The core challenge involves generating a content-based hash for large SQLite tables (multi-GB scale) to validate data integrity during delta updates, while avoiding reliance on binary file hashes that fail due to database file layout variations. Binary hashes of SQLite files are inherently unstable because internal page reuse patterns change when write operations are interrupted (e.g., during delta application). This instability necessitates content-based verification.
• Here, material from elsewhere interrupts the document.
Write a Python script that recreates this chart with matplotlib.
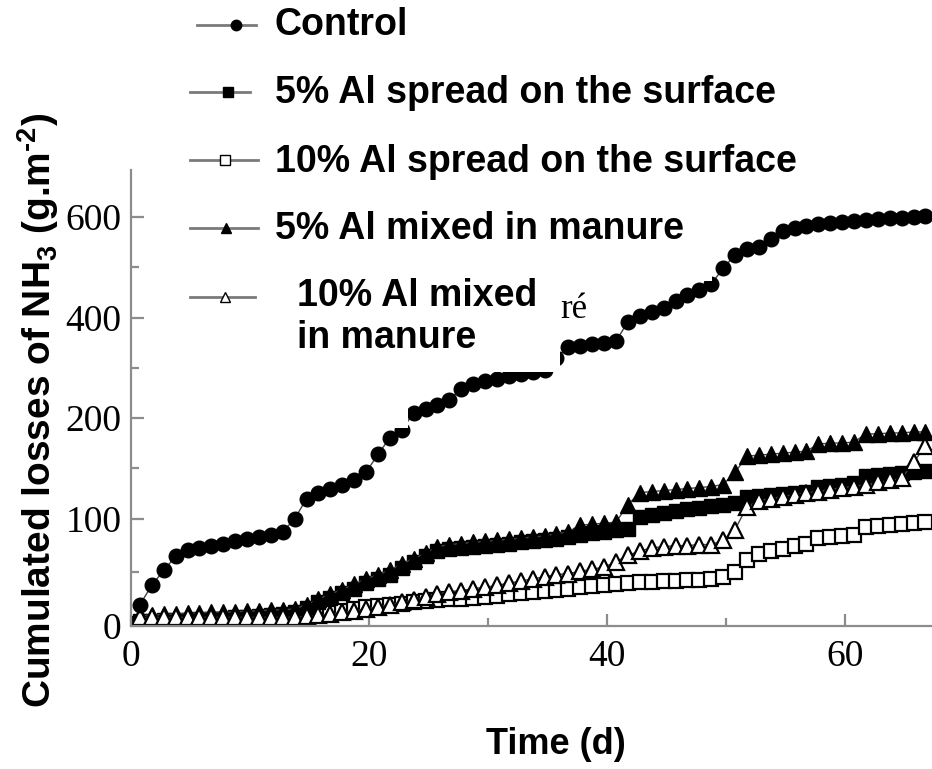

However, existing implementations that iterate through rows and columns via application-layer code suffer from a 10x performance penalty due to round-trip overhead between SQLite and the host application.

A secondary challenge lies in enabling resumable hash generation. When processing terabytes of data, the hashing process must survive application restarts without redoing work. Naive implementations using OFFSET clauses or client-side cursors introduce quadratic time complexity when restarting, as they reprocess previously hashed rows. The solution must also address index stability: primary keys or indexed columns used for pagination must remain immutable during hash computation to prevent missed or duplicated rows.

Cryptographic considerations further complicate the issue. While SHA3-256 (via sha3_query()) is the recommended algorithm, concerns about hash collision risks and performance characteristics of different algorithms (SHA1 vs SHA3 vs SHA2) require clarification. Misconceptions about cryptographic strength – particularly conflating theoretical collision existence with practical exploitability – must be addressed to guide appropriate algorithm selection.

Possible Causes: Inefficient Pagination Strategies, Index Instability, and Algorithm Misconfigurations

1. Offset-Based Pagination Inducing Quadratic Time Complexity
Using LIMIT/OFFSET for chunked processing forces SQLite to repeatedly scan and discard rows from previous chunks. For a table with N rows processed in chunks of size P, this approach requires O(N^2/P) total operations. Example: A 10-million-row table processed in 1,000-row chunks would perform 10,000 queries, each scanning an average of 5 million rows – yielding 50 billion row operations versus 10 million for a linear scan.

2. Non-Covered Indexes Causing Unnecessary I/O
Queries lacking index coverage (e.g., SELECT * FROM table ORDER BY key LIMIT P OFFSET O) force SQLite to perform "bookmark lookups" – retrieving full rows from the main table after reading index entries. This doubles I/O for indexed columns and becomes catastrophic when secondary indexes are fragmented or when rows are wide.

3. Volatile Row Identifiers Breaking Pagination Consistency
Using ROWID-based pagination (WHERE rowid > ? LIMIT P) fails when rows are deleted and reinserted during hash computation, as new rows may reuse old ROWID values. Similarly, non-unique or non-persistent application-generated keys cause rows to shift positions in the pagination sequence.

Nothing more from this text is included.